"We are in the process of reviewing and canceling certain orders. There has been some delay in payments as we determine what merchandise will be needed for the season and what should be returned to suppliers," Vice President and Treasurer David Sternblitz told CNBC. "Many of our contractual agreements with suppliers allow for the return of a percentage of merchandise."
The company said it does have cash on hand to pay its suppliers, and it expects sales momentum will build heading into the Christmas holiday, according to the Journal.
CL King & Associates analyst William Armstrong said much of the company's struggles can be attributed to marketing. The retailer — which had $465 million in debt at the end of October — hasn't had the money to invest as much in advertising, while Signet's Kay Jewelers has ads running frequently during popular time slots, such as during football games.
The jeweler has closed more than 200 locations in the past year.
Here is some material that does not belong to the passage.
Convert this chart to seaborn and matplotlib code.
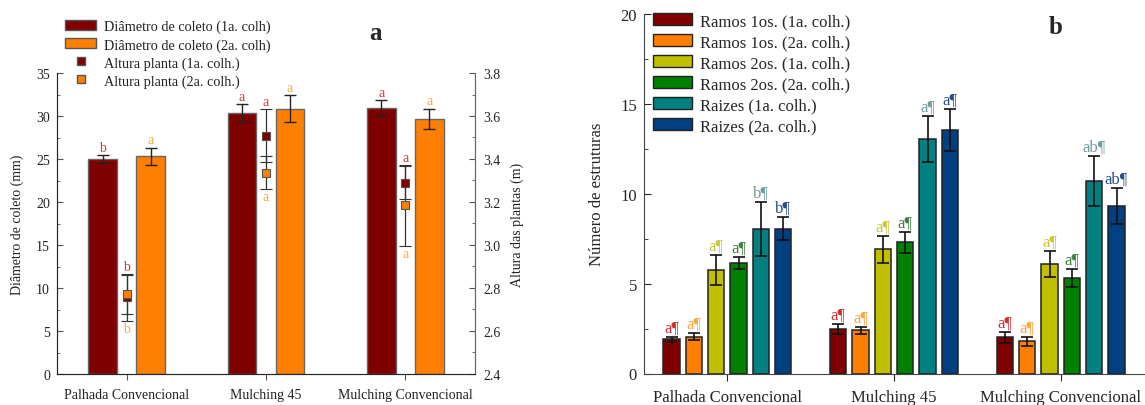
import matplotlib
matplotlib.use("Agg")
import matplotlib.pyplot as plt
from matplotlib.patches import Patch
from matplotlib.lines import Line2D
from matplotlib.ticker import MultipleLocator
import seaborn as sns
import pandas as pd
import numpy as np

sns.set_style("ticks")
plt.rcParams["font.family"] = ["Liberation Serif", "DejaVu Serif"]

categories = ["Palhada Convencional", "Mulching 45", "Mulching Convencional"]

# panel a - diametro de coleto (bars, left axis) and altura (points, right axis)
diam_1a = [25.0, 30.3, 30.9]
diam_1a_err = [0.45, 1.05, 0.95]
diam_1a_let = ["b", "a", "a"]
diam_2a = [25.3, 30.85, 29.65]
diam_2a_err = [1.0, 1.6, 1.2]
diam_2a_let = ["a", "a", "a"]
alt_1a = [2.756, 3.509, 3.29]
alt_1a_err = [0.109, 0.124, 0.078]
alt_1a_let = ["b", "a", "a"]
alt_2a = [2.77, 3.337, 3.184]
alt_2a_err = [0.091, 0.077, 0.187]
alt_2a_let = ["b", "a", "a"]

# panel b - numero de estruturas
ramos1_1a = [1.9, 2.48, 2.02]
ramos1_1a_err = [0.15, 0.28, 0.3]
ramos1_2a = [2.05, 2.4, 1.8]
ramos1_2a_err = [0.2, 0.2, 0.25]
ramos2_1a = [5.75, 6.9, 6.1]
ramos2_1a_err = [0.83, 0.74, 0.73]
ramos2_2a = [6.15, 7.3, 5.3]
ramos2_2a_err = [0.33, 0.57, 0.5]
raizes_1a = [8.05, 13.05, 10.7]
raizes_1a_err = [1.5, 1.27, 1.4]
raizes_2a = [8.05, 13.55, 9.3]
raizes_2a_err = [0.65, 1.17, 1.0]
letters_b = [["a", "a", "a"], ["a", "a", "a"], ["a", "a", "a"],
             ["a", "a", "a"], ["b", "a", "ab"], ["b", "a", "ab"]]

names_a = ["Diâmetro de coleto (1a. colh)", "Diâmetro de coleto (2a. colh)"]
names_pts = ["Altura planta (1a. colh.)", "Altura planta (2a. colh.)"]
names_b = ["Ramos 1os. (1a. colh.)", "Ramos 1os. (2a. colh.)", "Ramos 2os. (1a. colh.)",
           "Ramos 2os. (2a. colh.)", "Raizes (1a. colh.)", "Raizes (2a. colh.)"]
colors_b = ["#800000", "#ff8000", "#c0c000", "#008000", "#008080", "#004080"]
letcol_b = ["#d03030", "#ffa53a", "#c8c83a", "#3f7f3f", "#6f9d9d", "#2c4c88"]
red_let, orange_let = "#d03a3a", "#ffaa33"

df_a = pd.DataFrame({"cat": categories * 2,
                     "val": diam_1a + diam_2a,
                     "serie": [names_a[0]] * 3 + [names_a[1]] * 3})
vals_b = [ramos1_1a, ramos1_2a, ramos2_1a, ramos2_2a, raizes_1a, raizes_2a]
errs_b = [ramos1_1a_err, ramos1_2a_err, ramos2_1a_err, ramos2_2a_err, raizes_1a_err, raizes_2a_err]
df_b = pd.DataFrame({"cat": categories * 6,
                     "val": sum(vals_b, []),
                     "serie": [n for n in names_b for _ in categories]})

fig = plt.figure(figsize=(11.45, 4.06), dpi=100)
ax = fig.add_axes([57 / 1145, 31 / 406, 418 / 1145, 301 / 406])
axb = fig.add_axes([644 / 1145, 31.5 / 406, 500 / 1145, 359.5 / 406])

# ---------- panel a ----------
sns.barplot(data=df_a, x="cat", y="val", hue="serie", palette=["#800000", "#ff8000"],
            saturation=1, width=0.69, gap=0.4, errorbar=None, edgecolor="#666666", linewidth=1,
            legend=False, ax=ax)
bars = list(ax.containers)
for cont, errs, lets, lc in zip(bars, [diam_1a_err, diam_2a_err], [diam_1a_let, diam_2a_let],
                                [red_let, orange_let]):
    xs = [p.get_x() + p.get_width() / 2 for p in cont]
    ys = [p.get_height() for p in cont]
    ax.errorbar(xs, ys, yerr=errs, fmt="none", ecolor="#222222", elinewidth=1, capsize=4, capthick=1)
    for x, y, e, t in zip(xs, ys, errs, lets):
        ax.annotate(t, (x, y + e), xytext=(0, 1), textcoords="offset points",
                    ha="center", va="bottom", color=lc, fontsize=10)
ax.set_xlim(-0.5, 2.5)
ax.set_ylim(0, 35)
ax.yaxis.set_major_locator(MultipleLocator(5))
ax.yaxis.set_minor_locator(MultipleLocator(2.5))
ax.set_xlabel("")
ax.set_ylabel("Diâmetro de coleto (mm)", fontsize=10, color="#222222")
ax.yaxis.set_label_coords(-0.079, 0.5)
ax.tick_params(axis="y", direction="in", length=4, labelsize=10, pad=5, colors="#555555", labelcolor="#222222")
ax.tick_params(axis="y", which="minor", direction="in", length=2, colors="#555555")
ax.tick_params(axis="x", direction="out", length=4, labelsize=10, pad=6, colors="#555555", labelcolor="#222222")
ax.spines["top"].set_visible(False)
for s in ["left", "bottom", "right"]:
    ax.spines[s].set_color("#666666")

ax2 = ax.twinx()
xpos = np.arange(len(categories))
ax2.errorbar(xpos, alt_1a, yerr=alt_1a_err, fmt="s", color="#800000", mec="#555555", mew=0.8,
             ms=6, ecolor="#333333", elinewidth=0.9, capsize=4, capthick=0.9, zorder=3)
ax2.errorbar(xpos, alt_2a, yerr=alt_2a_err, fmt="s", color="#ff8000", mec="#555555", mew=0.8,
             ms=6, ecolor="#333333", elinewidth=0.9, capsize=4, capthick=0.9, zorder=4)
tops = np.maximum(np.add(alt_1a, alt_1a_err), np.add(alt_2a, alt_2a_err))
bottoms = np.minimum(np.subtract(alt_1a, alt_1a_err), np.subtract(alt_2a, alt_2a_err))
for x, y, t in zip(xpos, tops, alt_1a_let):
    ax2.annotate(t, (x, y), xytext=(0, 1), textcoords="offset points",
                 ha="center", va="bottom", color=red_let, fontsize=10)
for x, y, t in zip(xpos, bottoms, alt_2a_let):
    ax2.annotate(t, (x, y), xytext=(0, -1), textcoords="offset points",
                 ha="center", va="top", color=orange_let, fontsize=10)
ax2.set_ylim(2.4, 3.8)
ax2.yaxis.set_major_locator(MultipleLocator(0.2))
ax2.yaxis.set_minor_locator(MultipleLocator(0.1))
ax2.set_ylabel("Altura das plantas (m)", fontsize=10, color="#222222")
ax2.yaxis.set_label_coords(1.086, 0.5)
ax2.tick_params(axis="y", direction="in", length=4, labelsize=10, pad=6, colors="#555555", labelcolor="#222222")
ax2.tick_params(axis="y", which="minor", direction="in", length=2, colors="#555555")
ax2.spines["top"].set_visible(False)
ax2.spines["right"].set_color("#666666")

handles_a = [Patch(facecolor="#800000", edgecolor="#555555"),
             Patch(facecolor="#ff8000", edgecolor="#555555"),
             Line2D([], [], marker="s", ls="none", color="#800000", mec="#555555", ms=6),
             Line2D([], [], marker="s", ls="none", color="#ff8000", mec="#555555", ms=6)]
ax.legend(handles_a, names_a + names_pts, loc="upper left", bbox_to_anchor=(65 / 1145, 1 - 21 / 406),
          bbox_transform=fig.transFigure, frameon=False, fontsize=10.3, borderpad=0, borderaxespad=0,
          handlelength=2.2, handletextpad=0.55, labelspacing=0.32, labelcolor="#222222")
fig.text(375 / 1145, 1 - 33 / 406, "a", fontsize=18, fontweight="bold", ha="center", va="center")

# ---------- panel b ----------
sns.barplot(data=df_b, x="cat", y="val", hue="serie", palette=colors_b, saturation=1,
            width=0.804, gap=0.28, errorbar=None, edgecolor="#222222", linewidth=1.1,
            legend=False, ax=axb)
bars_b = list(axb.containers)
for cont, errs, lets, lc in zip(bars_b, errs_b, letters_b, letcol_b):
    xs = [p.get_x() + p.get_width() / 2 for p in cont]
    ys = [p.get_height() for p in cont]
    axb.errorbar(xs, ys, yerr=errs, fmt="none", ecolor="#111111", elinewidth=1.2, capsize=4, capthick=1.2)
    for x, y, e, t in zip(xs, ys, errs, lets):
        axb.annotate(t + "¶", (x, y + e), xytext=(0, 1), textcoords="offset points",
                     ha="center", va="bottom", color=lc, fontsize=12)
axb.set_xlim(-0.5, 2.5)
axb.set_ylim(0, 20)
axb.yaxis.set_major_locator(MultipleLocator(5))
axb.yaxis.set_minor_locator(MultipleLocator(2.5))
axb.set_xlabel("")
axb.set_ylabel("Número de estruturas", fontsize=12)
axb.yaxis.set_label_coords(-0.078, 0.5)
axb.tick_params(axis="y", direction="in", length=5, labelsize=12, pad=5)
axb.tick_params(axis="y", which="minor", direction="in", length=3)
axb.tick_params(axis="x", direction="out", length=5, labelsize=12, pad=6)
for s in ["top", "right"]:
    axb.spines[s].set_visible(False)
for s in ["left", "bottom"]:
    axb.spines[s].set_color("#444444")

handles_b = [Patch(facecolor=c, edgecolor="#222222") for c in colors_b]
axb.legend(handles_b, names_b, loc="upper left", bbox_to_anchor=(653 / 1145, 1 - 14 / 406),
           bbox_transform=fig.transFigure, frameon=False, fontsize=12, borderpad=0, borderaxespad=0,
           handlelength=2.35, handletextpad=0.5, labelspacing=0.3)
fig.text(1056 / 1145, 1 - 27 / 406, "b", fontsize=18, fontweight="bold", ha="center", va="center")

fig.savefig("out.png", dpi=100)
Armstrong also noted that 400 of the retailer's leases are set to expire in the next 19 months, which likely means the company will shutter more shops.
Zale management has repeatedly said it will not slash prices on its jewelry this year, but Armstrong said it's getting to the point where they may have no choice.
"Something is seriously wrong, and I don't know what they can do to fix that this late," he said.
Zale has been under scrutiny for some time, including a SEC investigation into financial irregularities.
Over the past year, a record number of jewelry stores have filed for bankruptcy and liquidated inventory. The narrowing competition appears to have strengthened the business of some jewelers, but not Zale.
"I don't know if they're in danger of bankruptcy at this point, but let's see what kind of numbers they report in January," Armstrong said.